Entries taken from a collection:

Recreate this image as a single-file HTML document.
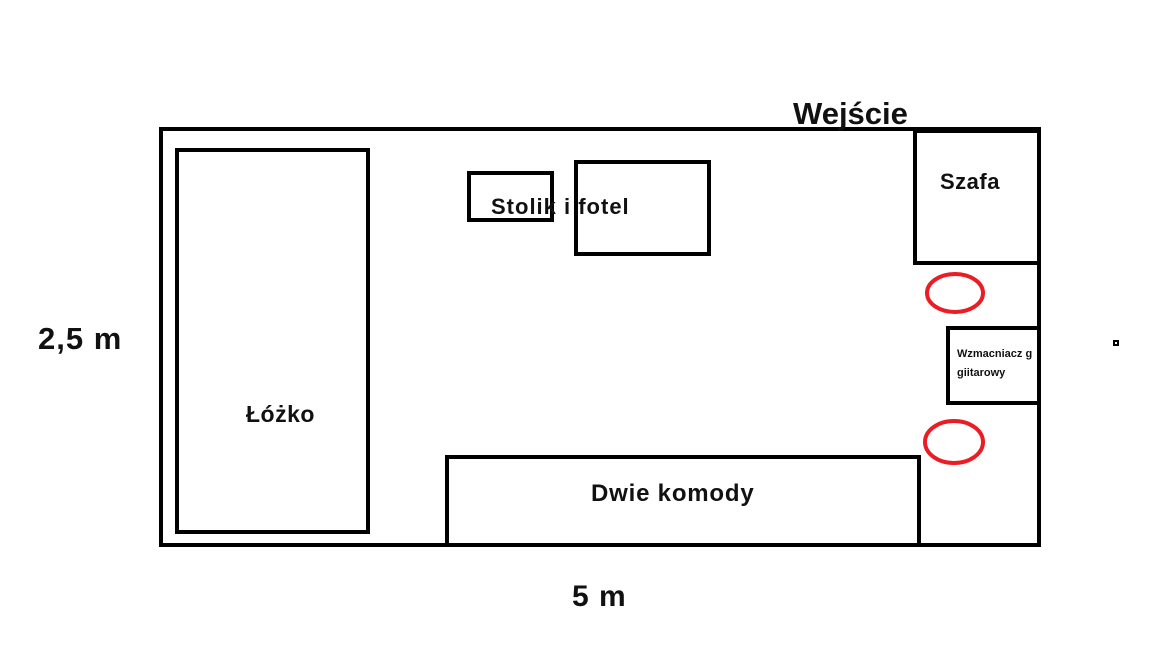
<!DOCTYPE html>
<html><head><meta charset="utf-8"><style>
body{margin:0;width:1152px;height:648px;background:#fff;position:relative;overflow:hidden;font-family:"Liberation Sans","DejaVu Sans",sans-serif;font-weight:bold;color:#111}
.b{position:absolute;box-sizing:border-box;border:4px solid #000}
.t{position:absolute;white-space:nowrap;line-height:1}
</style></head><body>
<div class="b" style="left:159px;top:127px;width:882px;height:420px"></div>
<div class="b" style="left:175px;top:148px;width:195px;height:386px"></div>
<div class="b" style="left:467px;top:171px;width:87px;height:51px"></div>
<div class="b" style="left:574px;top:160px;width:137px;height:96px"></div>
<div class="b" style="left:913px;top:129px;width:128px;height:136px"></div>
<div class="b" style="left:946px;top:326px;width:95px;height:79px"></div>
<div class="b" style="left:445px;top:455px;width:476px;height:92px"></div>
<div class="b" style="left:1113px;top:340px;width:6px;height:6px;border-width:2px"></div>
<svg style="position:absolute;left:0;top:0" width="1152" height="648">
<ellipse cx="955" cy="293" rx="28" ry="19" fill="none" stroke="#ea1c24" stroke-width="4"/>
<ellipse cx="954" cy="442" rx="29" ry="21" fill="none" stroke="#ea1c24" stroke-width="4"/>
</svg>
<div class="t" style="left:793px;top:98px;font-size:31px">Wejście</div>
<div class="t" style="left:38px;top:323px;font-size:31px;letter-spacing:1px">2,5 m</div>
<div class="t" style="left:572px;top:582px;font-size:30px;letter-spacing:1px">5 m</div>
<div class="t" style="left:246px;top:403px;font-size:23px;letter-spacing:0.5px">Łóżko</div>
<div class="t" style="left:591px;top:482px;font-size:24px;letter-spacing:0.8px">Dwie komody</div>
<div class="t" style="left:940px;top:171px;font-size:22px;letter-spacing:0.5px">Szafa</div>
<div class="t" style="left:491px;top:196px;font-size:22px;letter-spacing:1px">Stolik i fotel</div>
<div class="t" style="left:957px;top:349px;font-size:11px">Wzmacniacz g</div>
<div class="t" style="left:957px;top:368px;font-size:11px">giitarowy</div>
</body></html>
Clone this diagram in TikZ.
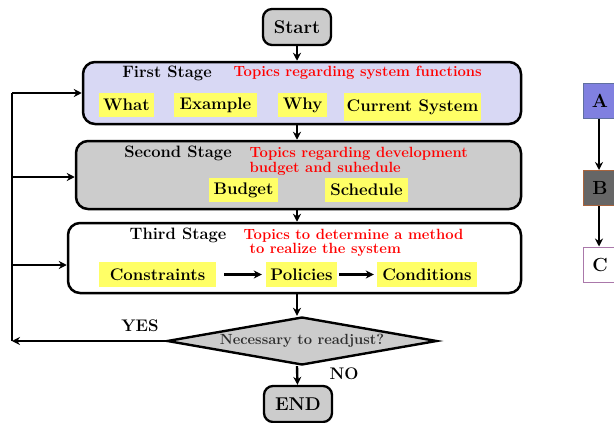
\documentclass[tikz,border=0pt]{standalone}
\usepackage{tikz}
\usetikzlibrary{shapes.geometric,arrows.meta}
\definecolor{lav}{RGB}{216,216,244}
\definecolor{gry}{RGB}{204,204,204}
\definecolor{yel}{RGB}{255,255,102}
\definecolor{ablue}{RGB}{128,128,224}
\definecolor{aborder}{RGB}{96,112,160}
\definecolor{bgrey}{RGB}{102,102,102}
\definecolor{bborder}{RGB}{170,100,60}
\definecolor{cborder}{RGB}{170,120,170}
\definecolor{dtext}{RGB}{45,45,45}
\begin{document}
\begin{tikzpicture}[x=1pt,y=-1pt,
  every node/.style={font=\fontsize{16.8}{16.8}\selectfont\bfseries},
  title/.style={font=\fontsize{16.5}{16.5}\selectfont\bfseries},
  stage/.style={draw, line width=2.5pt, rounded corners=12pt, inner sep=0pt},
  term/.style={draw, line width=2.3pt, rounded corners=9pt, fill=gry, minimum width=68pt, minimum height=36pt, font=\fontsize{18.5}{18.5}\selectfont\bfseries},
  item/.style={fill=yel, inner sep=0pt, minimum height=24pt},
  redtxt/.style={text=red, align=left, font=\fontsize{14.8}{12.5}\selectfont\bfseries},
  arr/.style={line width=2.4pt, -{Stealth[length=8pt,width=8pt]}},
  plain/.style={line width=2.4pt},
  abc/.style={draw, line width=1pt, minimum width=34pt, minimum height=35pt, inner sep=0pt, font=\fontsize{19}{19}\selectfont\bfseries},
 ]
\useasboundingbox (0,0) rectangle (614,423);

% terminals
\node[term] (start) at (297,27) {Start};
\node[term] (end) at (298,404) {END};

% stages
\node[stage, fill=lav, minimum width=438pt, minimum height=62pt] (s1) at (302,93) {};
\node[stage, fill=gry, minimum width=445pt, minimum height=68pt] (s2) at (298.5,175) {};
\node[stage, fill=white, minimum width=453pt, minimum height=70pt] (s3) at (294.5,258) {};

% first stage content
\node[title] (t1) at (167,73) {First Stage};
\node[redtxt, anchor=west] (r1) at (230,73) {Topics regarding system functions};
\node[item, minimum width=55pt] (what) at (126.5,105) {What};
\node[item, minimum width=83pt] (example) at (215.5,105) {Example};
\node[item, minimum width=49pt] (why) at (302.5,105) {Why};
\node[item, minimum width=137pt, minimum height=28pt] (current) at (412.5,107) {Current System};

% second stage content
\node[title] (t2) at (178,153) {Second Stage};
\node[redtxt, anchor=north west] (r2) at (246,144) {Topics regarding development\\budget and suhedule};
\node[item, minimum width=69pt] (budget) at (243.5,190) {Budget};
\node[item, minimum width=83pt] (schedule) at (366.5,190) {Schedule};

% third stage content
\node[title] (t3) at (178,235) {Third Stage};
\node[redtxt, anchor=north west] (r3) at (240,226) {Topics to determine a method\\\hspace*{6pt}to realize the system};
\node[item, minimum width=117pt, minimum height=25pt] (cons) at (157.5,274.5) {Constraints};
\node[item, minimum width=71pt, minimum height=25pt] (pol) at (301.5,274.5) {Policies};
\node[item, minimum width=100pt, minimum height=25pt] (cond) at (427,274.5) {Conditions};
\draw[arr, shorten <=8pt, shorten >=4pt] (cons) -- (pol);
\draw[arr, shorten <=2pt, shorten >=3pt] (pol) -- (cond);

% decision
\node[diamond, draw, fill=gry, line width=2.4pt, aspect=5.6, minimum width=270pt, minimum height=48pt, inner sep=0pt, text=dtext, font=\fontsize{14.7}{14.7}\selectfont\bfseries] (dec) at (302,341) {Necessary to readjust?};
\node (yes) at (140,326) {YES};
\node (no) at (344,374) {NO};

% main flow
\draw[arr] (start) -- (start |- s1.north);
\draw[arr] (start |- s1.south) -- (start |- s2.north);
\draw[arr] (start |- s2.south) -- (start |- s3.north);
\draw[arr] (start |- s3.south) -- (start |- dec.north);
\draw[arr] (start |- dec.south) -- (end);

% feedback loop
\coordinate (lb) at (12,341);
\coordinate (lt) at (12,93);
\coordinate (l2) at (12,177);
\coordinate (l3) at (12,265);
\draw[plain] (lb) -- (lt);
\draw[arr] (dec.west) -- (lb);
\draw[arr] (lt) -- (s1.west |- lt);
\draw[arr] (l2) -- (s2.west |- l2);
\draw[arr] (l3) -- (s3.west |- l3);

% legend boxes
\node[abc, fill=ablue, draw=aborder] (A) at (600,100.5) {A};
\node[abc, fill=bgrey, draw=bborder] (B) at (600,188) {B};
\node[abc, fill=white, draw=cborder] (C) at (600,264.5) {C};
\draw[arr] (A.south -| 599,0) -- (B.north -| 599,0);
\draw[arr] (B.south -| 599,0) -- (C.north -| 599,0);
\end{tikzpicture}
\end{document}
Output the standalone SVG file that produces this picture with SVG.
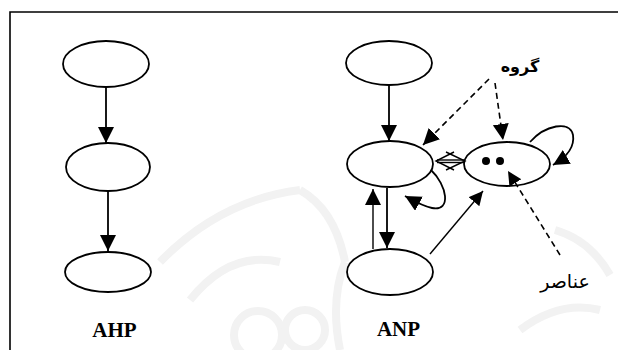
<svg xmlns="http://www.w3.org/2000/svg" width="618" height="350" viewBox="0 0 618 350">
<style>
.node{fill:#fff;stroke:#000;stroke-width:1.8}
.edge{fill:none;stroke:#000;stroke-width:1.8}
.thin{fill:none;stroke:#000;stroke-width:1.4}
.dash{fill:none;stroke:#000;stroke-width:1.6;stroke-dasharray:6,4}
.wm{fill:none;stroke:#f2f2f2;stroke-width:8}
.lbl{font-family:"Liberation Serif",serif;font-weight:bold;font-size:21px;fill:#000}
.ar{font-family:"DejaVu Sans","Noto Sans",sans-serif;fill:#000}
</style>
<defs>
<marker id="ah" markerUnits="userSpaceOnUse" markerWidth="18" markerHeight="18" refX="16" refY="8" orient="auto" viewBox="0 0 18 18">
<path d="M0,0 L16,8 L0,16 z" fill="#000"/>
</marker>
<marker id="ahs" markerUnits="userSpaceOnUse" markerWidth="16" markerHeight="16" refX="14" refY="7" orient="auto" viewBox="0 0 16 16">
<path d="M0,0 L14,7 L0,14 z" fill="#000"/>
</marker>
</defs>
<rect x="0" y="0" width="618" height="350" fill="#fff"/>
<g id="watermark">
<path class="wm" d="M160,262 Q220,200 300,190"/>
<path class="wm" d="M300,190 Q335,210 345,262"/>
<path class="wm" d="M190,300 Q230,250 280,262"/>
<circle class="wm" cx="258" cy="335" r="24"/>
<circle class="wm" cx="305" cy="330" r="20"/>
<path class="wm" d="M345,262 Q330,300 340,350"/>
<path class="wm" d="M555,230 Q590,240 610,275"/>
<path class="wm" d="M520,330 Q560,300 600,310"/>
</g>
<g id="frame">
<path d="M10,350 L10,12 L618,12" fill="none" stroke="#000" stroke-width="1.6"/>
</g>
<g id="ahp-top"><ellipse class="node" cx="106" cy="64" rx="43" ry="23"/></g>
<g id="ahp-mid"><ellipse class="node" cx="108" cy="167" rx="42" ry="24"/></g>
<g id="ahp-bot"><ellipse class="node" cx="108" cy="272" rx="43" ry="20"/></g>
<g id="anp-top"><ellipse class="node" cx="389" cy="63" rx="43" ry="22"/></g>
<g id="anp-mid"><ellipse class="node" cx="390" cy="164" rx="43" ry="23"/></g>
<g id="anp-right"><ellipse class="node" cx="507" cy="164" rx="43" ry="22"/>
<circle cx="486" cy="161" r="4" fill="#000"/>
<circle cx="500" cy="161" r="4" fill="#000"/>
</g>
<g id="anp-bot"><ellipse class="node" cx="390" cy="272" rx="43" ry="23"/></g>
<g id="connectors">
<line class="edge" x1="106" y1="87" x2="106" y2="143" marker-end="url(#ah)"/>
<line class="edge" x1="108" y1="191" x2="108" y2="251" marker-end="url(#ah)"/>
<line class="edge" x1="389" y1="85" x2="389" y2="141" marker-end="url(#ah)"/>
<line class="edge" x1="387" y1="188" x2="387" y2="248" marker-end="url(#ah)"/>
<line class="thin" x1="373" y1="249" x2="373" y2="189" marker-end="url(#ah)"/>
<line class="thin" x1="430" y1="254" x2="483" y2="191" marker-end="url(#ahs)"/>
<path class="edge" d="M431,170 C447,185 452,212 432,208 C422,206 414,201 405,196" marker-end="url(#ah)"/>
<path class="edge" d="M530,142 C545,125 570,120 573,135 C575,148 565,158 553,165" marker-end="url(#ah)"/>
<line class="dash" x1="489" y1="79" x2="423" y2="145" marker-end="url(#ah)"/>
<line class="dash" x1="495" y1="83" x2="503" y2="140" marker-end="url(#ah)"/>
<line class="dash" x1="560" y1="255" x2="508" y2="171" marker-end="url(#ahs)"/>
<g id="bidir" fill="none" stroke="#000" stroke-width="1.4">
<polyline points="454,152 436,161 454,170"/>
<polyline points="446,152 465,161 446,170"/>
<line x1="437" y1="160" x2="464" y2="160"/>
<line x1="437" y1="162.5" x2="464" y2="162.5"/>
</g>
</g>
<g id="labels">
<text class="lbl" x="114.5" y="337" text-anchor="middle">AHP</text>
<text class="lbl" x="398.5" y="336" text-anchor="middle">ANP</text>
<text class="ar" x="520" y="72" text-anchor="middle" font-size="16" font-weight="bold">گروه</text>
<text class="ar" x="565" y="288" text-anchor="middle" font-size="19">عناصر</text>
</g>
</svg>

**Directions for this task:**
Across the records, how many lines contain "file"? Only the number should be given.

**Exercise answer:**
2